## Problem requirements
Do not repeat pictures. Repeat exactly the lines of the listing below from its first line through the line with "plt.rcParams['font.family'] = ['Lato', 'DejaVu".
+++ Information supplied +++
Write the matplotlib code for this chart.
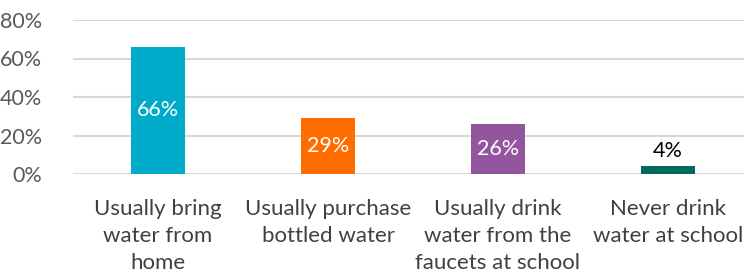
import matplotlib
matplotlib.use("Agg")
import matplotlib.pyplot as plt
from matplotlib.ticker import PercentFormatter

categories = ["Usually bring\nwater from\nhome", "Usually purchase\nbottled water",
              "Usually drink\nwater from the\nfaucets at school", "Never drink\nwater at school"]
values = [0.66, 0.29, 0.26, 0.04]
value_labels = ["66%", "29%", "26%", "4%"]
colors = ["#00ABC9", "#FF6D00", "#92559E", "#00695F"]
yticks = [0, 0.2, 0.4, 0.6, 0.8]

plt.rcParams['font.family'] = ['Lato', 'DejaVu Sans']

fig = plt.figure(figsize=(7.44, 2.74), dpi=100)
W, H = 744, 274
left, right_full = 73, 753
ax = fig.add_axes([left / W, (H - 174) / H, (W - left) / W, 154 / H])
x = list(range(len(categories)))
ax.bar(x, values, width=0.318, color=colors, zorder=3)
ax.set_xlim(-0.5, 3.5 - (right_full - W) / 170)
ax.set_ylim(0, 0.8)
ax.set_yticks(yticks)
ax.yaxis.set_major_formatter(PercentFormatter(1.0, decimals=0))
ax.grid(axis='y', color='#D9D9D9', linewidth=1.5, zorder=0)
for s in ax.spines.values():
    s.set_visible(False)
ax.tick_params(axis='y', length=0, pad=22, labelsize=15.5, labelcolor='#595959')
ax.tick_params(axis='x', length=0, pad=18, labelsize=16, labelcolor='#404040')
ax.set_xticks(x)
ax.set_xticklabels(categories, linespacing=1.45)

for i, (v, lab) in enumerate(zip(values, value_labels)):
    if v > 0.1:
        ax.text(i, v / 2, lab, ha='center', va='center', color='white', fontsize=15.5, zorder=4)
    else:
        ax.text(i, v + 0.08, lab, ha='center', va='center', color='black', fontsize=15.5, zorder=4)

fig.savefig("out.png", dpi=100)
+++
## Response to this exercise
Write the matplotlib code for this chart.
import matplotlib
matplotlib.use("Agg")
import matplotlib.pyplot as plt
from matplotlib.ticker import PercentFormatter

categories = ["Usually bring\nwater from\nhome", "Usually purchase\nbottled water",
              "Usually drink\nwater from the\nfaucets at school", "Never drink\nwater at school"]
values = [0.66, 0.29, 0.26, 0.04]
value_labels = ["66%", "29%", "26%", "4%"]
colors = ["#00ABC9", "#FF6D00", "#92559E", "#00695F"]
yticks = [0, 0.2, 0.4, 0.6, 0.8]

plt.rcParams['font.family'] = ['Lato', 'DejaVu Sans']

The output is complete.